Are Electric Cars Bad for the Environment? - Going Zero Waste
5030 this article addresses some false myths out there about EV's that impact all of us.
Propaganda. Innuendo. Spin. Same sort of fluff you find on VOX and Huffington Post. Its written in the style of an infomercial or a Baptist sermon. Preaching to the true believers, not written to make a good argument.
One fact that jumped out at me about the 20% efficiency of gas engines and that peaks at 38% in some Toyota small engines.
I burnt 36 gallons of gas in the 2010 F-150 with the 5.4L engine to go look at, drive and get the 2016 Leaf home (3300 pounds). Let us call it 25% efficient. That meant I used 9 gallons to do the work and dumped 27 gallons into the air for us all to breath. Who would go pour 27 gallons of gas out on the ground?

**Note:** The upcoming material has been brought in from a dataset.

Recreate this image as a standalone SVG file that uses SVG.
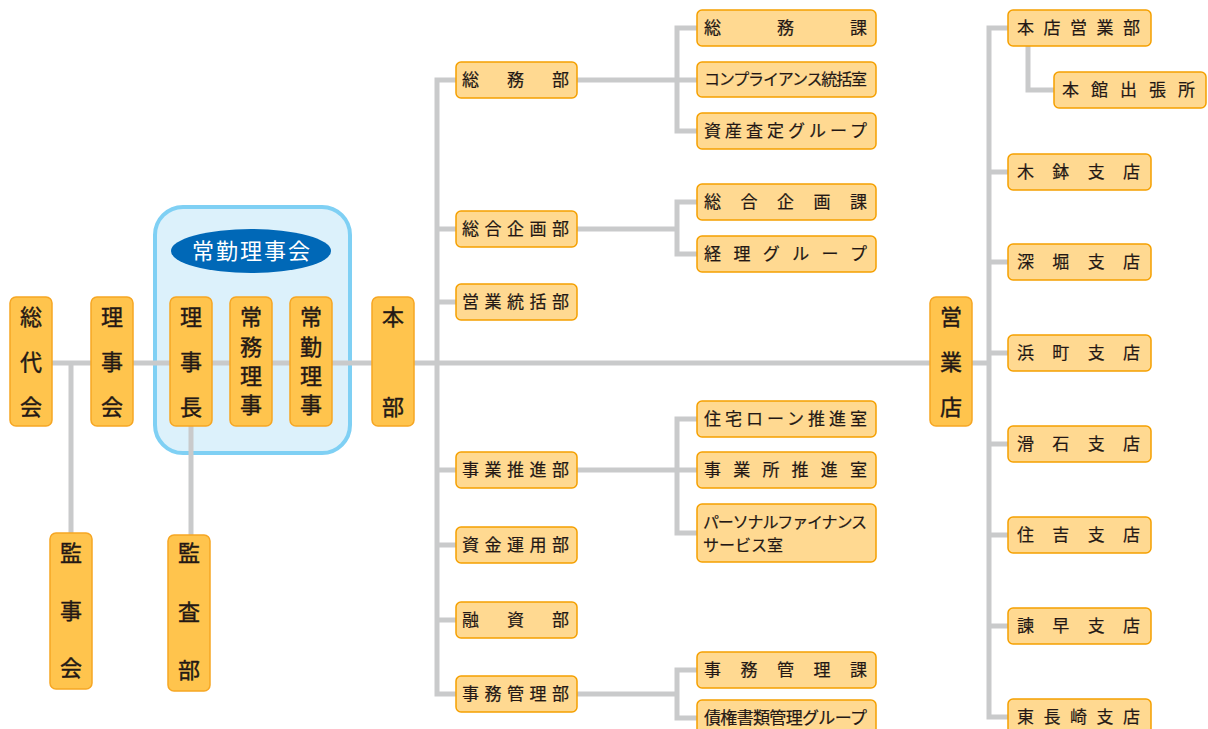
<svg xmlns="http://www.w3.org/2000/svg" width="1208" height="729" viewBox="0 0 1208 729">
<style>
.ln{stroke:#C9CACB;stroke-width:5;fill:none}
.dk{fill:#FFC44D;stroke:#F6A623;stroke-width:1.5}
.lt{fill:#FFD991;stroke:#F5A000;stroke-width:1.5}
text{font-family:"Noto Sans CJK JP","Noto Sans",sans-serif;fill:#231815}
.v{font-size:22px;text-anchor:middle;stroke:#231815;stroke-width:0.4}
.h{font-size:17px;stroke:#231815;stroke-width:0.2}
.s{font-size:16px;stroke:#231815;stroke-width:0.2}
</style>
<rect width="1208" height="729" fill="#FFFFFF"/>
<g id="joukin-container">
<rect x="155" y="207" width="195" height="246" rx="28" fill="#DCF1FB" stroke="#7FD0F4" stroke-width="4"/>
<ellipse cx="251" cy="251" rx="80" ry="22" fill="#0068B7"/>
<text x="251" y="259" text-anchor="middle" style="font-size:22px;fill:#FFFFFF" textLength="118" lengthAdjust="spacing">常勤理事会</text>
</g>
<g id="connectors">
<path class="ln" d="M52 363H989"/>
<path class="ln" d="M71 363V533"/>
<path class="ln" d="M191 426V535"/>
<path class="ln" d="M456 80H437V694H456M437 229H456M437 302H456M437 470H456M437 545H456M437 620H456"/>
<path class="ln" d="M577 80H677M697 28H677V131H697M677 80H697"/>
<path class="ln" d="M577 229H677M697 202H677V254H697"/>
<path class="ln" d="M577 470H697M697 419H677V533H697"/>
<path class="ln" d="M577 694H677M697 670H677V718H697"/>
<path class="ln" d="M1008 28H989V717H1008M989 172H1008M989 262H1008M989 353H1008M989 444H1008M989 535H1008M989 626H1008"/>
<path class="ln" d="M1028 46V90H1054"/>
</g>
<g id="soudaikai"><rect class="dk" x="10" y="297" width="42" height="129" rx="6"/><text class="v" x="31"><tspan x="31" y="325">総</tspan><tspan x="31" y="370">代</tspan><tspan x="31" y="415">会</tspan></text></g>
<g id="rijikai"><rect class="dk" x="91" y="297" width="42" height="129" rx="6"/><text class="v"><tspan x="112" y="325">理</tspan><tspan x="112" y="370">事</tspan><tspan x="112" y="415">会</tspan></text></g>
<g id="rijichou"><rect class="dk" x="170" y="297" width="42" height="129" rx="6"/><text class="v"><tspan x="191" y="325">理</tspan><tspan x="191" y="370">事</tspan><tspan x="191" y="415">長</tspan></text></g>
<g id="joumu"><rect class="dk" x="230" y="297" width="42" height="129" rx="6"/><text class="v"><tspan x="251" y="325">常</tspan><tspan x="251" y="355">務</tspan><tspan x="251" y="384">理</tspan><tspan x="251" y="413">事</tspan></text></g>
<g id="joukin"><rect class="dk" x="290" y="297" width="42" height="129" rx="6"/><text class="v"><tspan x="311" y="325">常</tspan><tspan x="311" y="355">勤</tspan><tspan x="311" y="384">理</tspan><tspan x="311" y="413">事</tspan></text></g>
<g id="kanjikai"><rect class="dk" x="50" y="533" width="42" height="156" rx="6"/><text class="v"><tspan x="71" y="561">監</tspan><tspan x="71" y="619">事</tspan><tspan x="71" y="676">会</tspan></text></g>
<g id="kansabu"><rect class="dk" x="168" y="535" width="42" height="156" rx="6"/><text class="v"><tspan x="189" y="561">監</tspan><tspan x="189" y="620">査</tspan><tspan x="189" y="678">部</tspan></text></g>
<g id="honbu"><rect class="dk" x="372" y="297" width="42" height="129" rx="6"/><text class="v"><tspan x="393" y="325">本</tspan><tspan x="393" y="415">部</tspan></text></g>
<g id="eigyouten"><rect class="dk" x="930" y="297" width="42" height="129" rx="6"/><text class="v"><tspan x="951" y="325">営</tspan><tspan x="951" y="370">業</tspan><tspan x="951" y="415">店</tspan></text></g>

<g id="soumubu"><rect class="lt" x="456" y="62" width="121" height="36" rx="5"/><text class="h" x="462" y="86" textLength="107" lengthAdjust="spacing">総　務　部</text></g>
<g id="sougoukikakubu"><rect class="lt" x="456" y="211" width="121" height="36" rx="5"/><text class="h" x="462" y="235" textLength="107" lengthAdjust="spacing">総合企画部</text></g>
<g id="eigyoutoukatsubu"><rect class="lt" x="456" y="284" width="121" height="36" rx="5"/><text class="h" x="462" y="308" textLength="107" lengthAdjust="spacing">営業統括部</text></g>
<g id="jigyousuishinbu"><rect class="lt" x="456" y="452" width="121" height="36" rx="5"/><text class="h" x="462" y="476" textLength="107" lengthAdjust="spacing">事業推進部</text></g>
<g id="shikinunyoubu"><rect class="lt" x="456" y="527" width="121" height="36" rx="5"/><text class="h" x="462" y="551" textLength="107" lengthAdjust="spacing">資金運用部</text></g>
<g id="yuushibu"><rect class="lt" x="456" y="602" width="121" height="36" rx="5"/><text class="h" x="462" y="626" textLength="107" lengthAdjust="spacing">融　資　部</text></g>
<g id="jimukanribu"><rect class="lt" x="456" y="676" width="121" height="36" rx="5"/><text class="h" x="462" y="700" textLength="107" lengthAdjust="spacing">事務管理部</text></g>

<g id="soumuka"><rect class="lt" x="697" y="10" width="179" height="36" rx="5"/><text class="h" x="704" y="34" textLength="163" lengthAdjust="spacing">総　　務　　課</text></g>
<g id="compliance"><rect class="lt" x="697" y="62" width="179" height="35" rx="5"/><text class="s" x="704" y="85" textLength="163" lengthAdjust="spacing">コンプライアンス統括室</text></g>
<g id="shisansatei"><rect class="lt" x="697" y="113" width="179" height="36" rx="5"/><text class="h" x="704" y="137" textLength="163" lengthAdjust="spacing">資産査定グループ</text></g>
<g id="sougoukikakuka"><rect class="lt" x="697" y="184" width="179" height="36" rx="5"/><text class="h" x="704" y="208" textLength="163" lengthAdjust="spacing">総合企画課</text></g>
<g id="keiri"><rect class="lt" x="697" y="236" width="179" height="36" rx="5"/><text class="h" x="704" y="260" textLength="163" lengthAdjust="spacing">経理グループ</text></g>
<g id="juutakuloan"><rect class="lt" x="697" y="401" width="179" height="36" rx="5"/><text class="h" x="704" y="425" textLength="163" lengthAdjust="spacing">住宅ローン推進室</text></g>
<g id="jigyousho"><rect class="lt" x="697" y="452" width="179" height="36" rx="5"/><text class="h" x="704" y="476" textLength="163" lengthAdjust="spacing">事業所推進室</text></g>
<g id="personal"><rect class="lt" x="697" y="504" width="179" height="58" rx="5"/><text class="s" x="703" y="528" textLength="164" lengthAdjust="spacing">パーソナルファイナンス</text><text class="s" x="703" y="551">サービス室</text></g>
<g id="jimukanrika"><rect class="lt" x="697" y="652" width="179" height="36" rx="5"/><text class="h" x="704" y="676" textLength="163" lengthAdjust="spacing">事務管理課</text></g>
<g id="saiken"><rect class="lt" x="697" y="700" width="179" height="36" rx="5"/><text class="h" x="704" y="724" textLength="163" lengthAdjust="spacing">債権書類管理グループ</text></g>

<g id="hontenEigyoubu"><rect class="lt" x="1008" y="10" width="143" height="36" rx="5"/><text class="h" x="1017" y="34" textLength="123" lengthAdjust="spacing">本店営業部</text></g>
<g id="honkan"><rect class="lt" x="1054" y="72" width="152" height="36" rx="5"/><text class="h" x="1062" y="96" textLength="133" lengthAdjust="spacing">本館出張所</text></g>
<g id="kibachi"><rect class="lt" x="1008" y="154" width="143" height="36" rx="5"/><text class="h" x="1017" y="178" textLength="123" lengthAdjust="spacing">木鉢支店</text></g>
<g id="fukahori"><rect class="lt" x="1008" y="244" width="143" height="36" rx="5"/><text class="h" x="1017" y="268" textLength="123" lengthAdjust="spacing">深堀支店</text></g>
<g id="hamamachi"><rect class="lt" x="1008" y="335" width="143" height="36" rx="5"/><text class="h" x="1017" y="359" textLength="123" lengthAdjust="spacing">浜町支店</text></g>
<g id="nameshi"><rect class="lt" x="1008" y="426" width="143" height="36" rx="5"/><text class="h" x="1017" y="450" textLength="123" lengthAdjust="spacing">滑石支店</text></g>
<g id="sumiyoshi"><rect class="lt" x="1008" y="517" width="143" height="36" rx="5"/><text class="h" x="1017" y="541" textLength="123" lengthAdjust="spacing">住吉支店</text></g>
<g id="isahaya"><rect class="lt" x="1008" y="608" width="143" height="36" rx="5"/><text class="h" x="1017" y="632" textLength="123" lengthAdjust="spacing">諫早支店</text></g>
<g id="higashinagasaki"><rect class="lt" x="1008" y="699" width="143" height="36" rx="5"/><text class="h" x="1017" y="723" textLength="123" lengthAdjust="spacing">東長崎支店</text></g>
</svg>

EV's are more like 85% efficient with energy.
As a retired mechanical engineer I say, "So what? They are fearmongering the ignorant." What matters is the cost of getting the job done. No man works for free, this makes Capitalist resource allocation the fairest and most accurate measure of resource consumption on Earth. At every step of the way everyone involved demands to be paid a fair price for their time, effort, investments, and resources contributed.
Consider gasoline at $2.50/gallon. That is 1/3rd of an hour of a minimum wage employee to produce. Does that put in perspective just how few resources are consumed? I don't know of any minimum wage employee who could make 3 gallons of gasoline an hour, or do anything close to 3 gallons of work. You know oil workers are paid 10x or more than that. Its an amazing value.
Now consider you couldn't even drive your new LEAF home, it had to be trailered. Didn't really have to be trailered but
you made the economic and environmental decision to burn 36 gallons of gasoline
for your convenience.
Quick search suggests your 30 kWh battery will charge from low battery warning to 80% in 30 minutes at a 50 kW CHAdeMO charger. LBW is about 20 miles? 80% of 107 miles is 86, so 66 miles of range in 30 minutes. So if CHAdeMO charging was available at optimal positions and starting with a full charge you could have got home with 2 stops of 30 minutes each. Best you could hope for realistically was 3 stops because the chargers are probably not optimally spaced and not on your direct route.
Walmart in Paducah is the nearest CHAdeMO to Murray. Cost is $1.00 plus $0.21/minute for less than 75 kW rate. LEAF charges at 50 kW on CHAdeMO. That will be $7.30 for 30 minutes for 66 miles. That is cost equivalent of 22 MPG at $2.50/gallon. "But remember you are saving the Earth!"
Guessing your 2016 LEAF cost about $13,000. The LEAF is notorious for battery degradation due to lack of thermal management. Conversely a Tesla battery is bathed in propylene glycol coolant and has electric heaters. Seems the 30 kWh is worse than the 24:
Nissan LEAF 3 -kWh Battery Degrades More Rapidly Than 24-kWh Pack
Consider the article and see if like me the ethics of ICE usage may become harder to breath.
The author clearly has no technical background and writes of things she does not know. Repeats disproven claims. Hey, if copper mining is so bad then how about the wiring in your house? The electric motor in your clothes washer? One obvious thing she misses is how copper, cobalt, lithium, etc, are not consumed. They are perfectly recyclable.
I grew up on poor dirt farms and spent the summers in the tobacco patch to help keep a roof over our family's heads. Over the years I came to understand my redneck thoughts on energy usage was not in the best interest of my kids who are now 22.
EV's are not perfect but they may be better than wasting up to 80% of the gas that we buy. The ICE is on its way out over time so EV's need to be understood and made more safe for the environment.
You do not waste gasoline if you use it for something useful. Its basic engineering. "This is what you get from gasoline." Unless you can use gasoline for something which is more useful then your use is not wasted. You drove an F-150 and wasted gasoline that could have been used in a Prius at 50 MPG. But you don't have a Prius. And you couldn't realistically tow the LEAF with a Prius. However I know a man who bought an airplane and towed it several hundred miles home with his Prius.
Disclaimer: I have been a Tesla owner for 6 years. Its a heck of a lot of fun but it is not saving the Earth. It represents $100,000 of consumption that will never be recovered vs the Prius it replaced. I put $100k in somebodys' pockets who will spend it no different than the petroleum worker will spend what I pay for gasoline.
I have free lifetime use of Tesla Superchargers. I can drive across the country for the cost of food, lodging, and tire rubber. My Tesla doesn't have to stop to charge during a 200 mile drive, but quickest way here to there is to stop with 30-40 miles remaining every 100-140 miles and only charge to reach the next Supercharger. Battery charges much faster when it is low than full (which is 265 miles).